Reproduce all the lines exactly as they stand, apart from the pictures.

— Start Provided material —

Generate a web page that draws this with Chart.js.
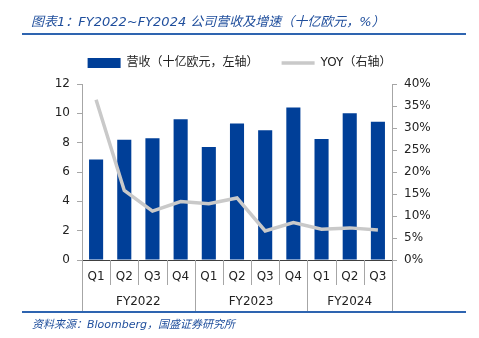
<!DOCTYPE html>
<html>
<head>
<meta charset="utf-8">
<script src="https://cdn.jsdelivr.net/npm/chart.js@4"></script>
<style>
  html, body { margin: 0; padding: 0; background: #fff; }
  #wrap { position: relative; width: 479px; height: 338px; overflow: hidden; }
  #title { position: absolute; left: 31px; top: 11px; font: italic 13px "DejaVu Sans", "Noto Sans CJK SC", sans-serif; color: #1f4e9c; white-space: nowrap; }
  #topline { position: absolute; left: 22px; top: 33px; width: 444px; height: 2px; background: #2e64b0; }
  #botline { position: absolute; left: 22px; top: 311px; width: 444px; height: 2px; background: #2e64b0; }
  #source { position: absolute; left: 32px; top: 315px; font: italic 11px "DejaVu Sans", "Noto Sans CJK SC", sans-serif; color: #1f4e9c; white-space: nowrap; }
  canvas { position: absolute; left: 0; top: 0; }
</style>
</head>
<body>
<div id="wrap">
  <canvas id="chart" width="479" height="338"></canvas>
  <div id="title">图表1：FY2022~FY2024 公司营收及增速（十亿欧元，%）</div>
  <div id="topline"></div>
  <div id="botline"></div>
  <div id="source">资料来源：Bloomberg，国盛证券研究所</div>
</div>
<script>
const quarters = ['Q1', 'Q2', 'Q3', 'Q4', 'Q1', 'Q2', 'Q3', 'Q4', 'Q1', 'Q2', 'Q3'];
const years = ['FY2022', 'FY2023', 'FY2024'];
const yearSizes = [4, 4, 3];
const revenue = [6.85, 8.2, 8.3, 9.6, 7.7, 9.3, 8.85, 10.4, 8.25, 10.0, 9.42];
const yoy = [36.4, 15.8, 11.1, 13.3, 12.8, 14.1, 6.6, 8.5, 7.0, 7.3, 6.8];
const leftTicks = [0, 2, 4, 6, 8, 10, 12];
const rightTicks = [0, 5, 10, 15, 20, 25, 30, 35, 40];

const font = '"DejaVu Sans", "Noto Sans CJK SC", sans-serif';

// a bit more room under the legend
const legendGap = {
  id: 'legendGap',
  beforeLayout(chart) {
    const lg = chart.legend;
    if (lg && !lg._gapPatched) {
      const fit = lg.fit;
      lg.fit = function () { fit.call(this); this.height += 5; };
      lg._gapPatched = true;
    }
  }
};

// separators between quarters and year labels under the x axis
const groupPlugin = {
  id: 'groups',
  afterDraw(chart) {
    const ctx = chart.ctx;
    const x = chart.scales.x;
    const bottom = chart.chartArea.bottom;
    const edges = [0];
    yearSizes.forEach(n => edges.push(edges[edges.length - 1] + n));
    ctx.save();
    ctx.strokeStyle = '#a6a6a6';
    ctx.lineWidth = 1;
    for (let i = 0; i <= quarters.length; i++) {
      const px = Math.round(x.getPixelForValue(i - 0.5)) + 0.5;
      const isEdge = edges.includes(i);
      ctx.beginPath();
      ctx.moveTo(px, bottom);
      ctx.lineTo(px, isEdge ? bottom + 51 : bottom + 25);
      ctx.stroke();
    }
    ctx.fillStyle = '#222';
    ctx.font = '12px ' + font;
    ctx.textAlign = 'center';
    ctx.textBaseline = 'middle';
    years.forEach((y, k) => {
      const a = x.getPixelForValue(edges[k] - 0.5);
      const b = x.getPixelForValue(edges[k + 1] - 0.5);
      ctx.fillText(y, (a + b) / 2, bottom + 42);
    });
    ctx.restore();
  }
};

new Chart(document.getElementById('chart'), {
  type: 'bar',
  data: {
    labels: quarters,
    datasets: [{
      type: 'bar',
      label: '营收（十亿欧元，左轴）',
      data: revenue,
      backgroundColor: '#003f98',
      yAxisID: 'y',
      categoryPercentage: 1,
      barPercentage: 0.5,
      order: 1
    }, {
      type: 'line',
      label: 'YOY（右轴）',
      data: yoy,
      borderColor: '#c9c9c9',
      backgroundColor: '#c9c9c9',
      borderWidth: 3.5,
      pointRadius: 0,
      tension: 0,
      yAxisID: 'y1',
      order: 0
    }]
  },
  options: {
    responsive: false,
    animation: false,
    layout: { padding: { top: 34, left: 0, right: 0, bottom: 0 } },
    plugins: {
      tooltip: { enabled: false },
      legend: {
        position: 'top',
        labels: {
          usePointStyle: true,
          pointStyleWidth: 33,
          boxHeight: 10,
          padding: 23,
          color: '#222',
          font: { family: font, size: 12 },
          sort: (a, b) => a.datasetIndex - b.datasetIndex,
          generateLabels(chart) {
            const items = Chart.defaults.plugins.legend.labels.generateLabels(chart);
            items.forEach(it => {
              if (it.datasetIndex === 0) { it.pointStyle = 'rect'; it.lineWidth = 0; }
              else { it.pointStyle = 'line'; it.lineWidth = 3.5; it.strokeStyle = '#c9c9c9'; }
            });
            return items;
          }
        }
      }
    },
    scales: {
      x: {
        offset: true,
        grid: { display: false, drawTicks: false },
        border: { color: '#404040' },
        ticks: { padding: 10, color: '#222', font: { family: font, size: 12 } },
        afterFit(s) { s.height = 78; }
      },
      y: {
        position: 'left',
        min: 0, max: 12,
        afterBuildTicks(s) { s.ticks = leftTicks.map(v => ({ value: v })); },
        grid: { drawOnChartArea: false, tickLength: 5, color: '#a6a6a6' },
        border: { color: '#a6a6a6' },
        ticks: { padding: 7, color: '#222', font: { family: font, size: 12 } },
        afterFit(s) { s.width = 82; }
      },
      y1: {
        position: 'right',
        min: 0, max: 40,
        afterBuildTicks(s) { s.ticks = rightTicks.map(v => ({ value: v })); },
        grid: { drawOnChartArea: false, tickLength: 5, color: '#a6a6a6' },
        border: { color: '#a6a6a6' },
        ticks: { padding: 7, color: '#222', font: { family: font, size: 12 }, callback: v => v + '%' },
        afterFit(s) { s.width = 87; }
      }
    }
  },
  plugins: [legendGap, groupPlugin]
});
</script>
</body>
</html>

— End Provided material —

• [Reply]:
Generate a web page that draws this with Chart.js.
<!DOCTYPE html>
<html>
<head>
<meta charset="utf-8">
<script src="https://cdn.jsdelivr.net/npm/chart.js@4"></script>
<style>
  html, body { margin: 0; padding: 0; background: #fff; }
  #wrap { position: relative; width: 479px; height: 338px; overflow: hidden; }
  #title { position: absolute; left: 31px; top: 11px; font: italic 13px "DejaVu Sans", "Noto Sans CJK SC", sans-serif; color: #1f4e9c; white-space: nowrap; }
  #topline { position: absolute; left: 22px; top: 33px; width: 444px; height: 2px; background: #2e64b0; }
  #botline { position: absolute; left: 22px; top: 311px; width: 444px; height: 2px; background: #2e64b0; }
  #source { position: absolute; left: 32px; top: 315px; font: italic 11px "DejaVu Sans", "Noto Sans CJK SC", sans-serif; color: #1f4e9c; white-space: nowrap; }
  canvas { position: absolute; left: 0; top: 0; }
</style>
</head>
<body>
<div id="wrap">
  <canvas id="chart" width="479" height="338"></canvas>
  <div id="title">图表1：FY2022~FY2024 公司营收及增速（十亿欧元，%）</div>
  <div id="topline"></div>
  <div id="botline"></div>
  <div id="source">资料来源：Bloomberg，国盛证券研究所</div>
</div>
<script>
const quarters = ['Q1', 'Q2', 'Q3', 'Q4', 'Q1', 'Q2', 'Q3', 'Q4', 'Q1', 'Q2', 'Q3'];
const years = ['FY2022', 'FY2023', 'FY2024'];
const yearSizes = [4, 4, 3];
const revenue = [6.85, 8.2, 8.3, 9.6, 7.7, 9.3, 8.85, 10.4, 8.25, 10.0, 9.42];
const yoy = [36.4, 15.8, 11.1, 13.3, 12.8, 14.1, 6.6, 8.5, 7.0, 7.3, 6.8];
const leftTicks = [0, 2, 4, 6, 8, 10, 12];
const rightTicks = [0, 5, 10, 15, 20, 25, 30, 35, 40];

const font = '"DejaVu Sans", "Noto Sans CJK SC", sans-serif';

// a bit more room under the legend
const legendGap = {
  id: 'legendGap',
  beforeLayout(chart) {
    const lg = chart.legend;
    if (lg && !lg._gapPatched) {
      const fit = lg.fit;
      lg.fit = function () { fit.call(this); this.height += 5; };
      lg._gapPatched = true;
    }
  }
};

// separators between quarters and year labels under the x axis
const groupPlugin = {
  id: 'groups',
  afterDraw(chart) {
    const ctx = chart.ctx;
    const x = chart.scales.x;
    const bottom = chart.chartArea.bottom;
    const edges = [0];
    yearSizes.forEach(n => edges.push(edges[edges.length - 1] + n));
    ctx.save();
    ctx.strokeStyle = '#a6a6a6';
    ctx.lineWidth = 1;
    for (let i = 0; i <= quarters.length; i++) {
      const px = Math.round(x.getPixelForValue(i - 0.5)) + 0.5;
      const isEdge = edges.includes(i);
      ctx.beginPath();
      ctx.moveTo(px, bottom);
      ctx.lineTo(px, isEdge ? bottom + 51 : bottom + 25);
      ctx.stroke();
    }
    ctx.fillStyle = '#222';
    ctx.font = '12px ' + font;
    ctx.textAlign = 'center';
    ctx.textBaseline = 'middle';
    years.forEach((y, k) => {
      const a = x.getPixelForValue(edges[k] - 0.5);
      const b = x.getPixelForValue(edges[k + 1] - 0.5);
      ctx.fillText(y, (a + b) / 2, bottom + 42);
    });
    ctx.restore();
  }
};

new Chart(document.getElementById('chart'), {
  type: 'bar',
  data: {
    labels: quarters,
    datasets: [{
      type: 'bar',
      label: '营收（十亿欧元，左轴）',
      data: revenue,
      backgroundColor: '#003f98',
      yAxisID: 'y',
      categoryPercentage: 1,
      barPercentage: 0.5,
      order: 1
    }, {
      type: 'line',
      label: 'YOY（右轴）',
      data: yoy,
      borderColor: '#c9c9c9',
      backgroundColor: '#c9c9c9',
      borderWidth: 3.5,
      pointRadius: 0,
      tension: 0,
      yAxisID: 'y1',
      order: 0
    }]
  },
  options: {
    responsive: false,
    animation: false,
    layout: { padding: { top: 34, left: 0, right: 0, bottom: 0 } },
    plugins: {
      tooltip: { enabled: false },
      legend: {
        position: 'top',
        labels: {
          usePointStyle: true,
          pointStyleWidth: 33,
          boxHeight: 10,
          padding: 23,
          color: '#222',
          font: { family: font, size: 12 },
          sort: (a, b) => a.datasetIndex - b.datasetIndex,
          generateLabels(chart) {
            const items = Chart.defaults.plugins.legend.labels.generateLabels(chart);
            items.forEach(it => {
              if (it.datasetIndex === 0) { it.pointStyle = 'rect'; it.lineWidth = 0; }
              else { it.pointStyle = 'line'; it.lineWidth = 3.5; it.strokeStyle = '#c9c9c9'; }
            });
            return items;
          }
        }
      }
    },
    scales: {
      x: {
        offset: true,
        grid: { display: false, drawTicks: false },
        border: { color: '#404040' },
        ticks: { padding: 10, color: '#222', font: { family: font, size: 12 } },
        afterFit(s) { s.height = 78; }
      },
      y: {
        position: 'left',
        min: 0, max: 12,
        afterBuildTicks(s) { s.ticks = leftTicks.map(v => ({ value: v })); },
        grid: { drawOnChartArea: false, tickLength: 5, color: '#a6a6a6' },
        border: { color: '#a6a6a6' },
        ticks: { padding: 7, color: '#222', font: { family: font, size: 12 } },
        afterFit(s) { s.width = 82; }
      },
      y1: {
        position: 'right',
        min: 0, max: 40,
        afterBuildTicks(s) { s.ticks = rightTicks.map(v => ({ value: v })); },
        grid: { drawOnChartArea: false, tickLength: 5, color: '#a6a6a6' },
        border: { color: '#a6a6a6' },
        ticks: { padding: 7, color: '#222', font: { family: font, size: 12 }, callback: v => v + '%' },
        afterFit(s) { s.width = 87; }
      }
    }
  },
  plugins: [legendGap, groupPlugin]
});
</script>
</body>
</html>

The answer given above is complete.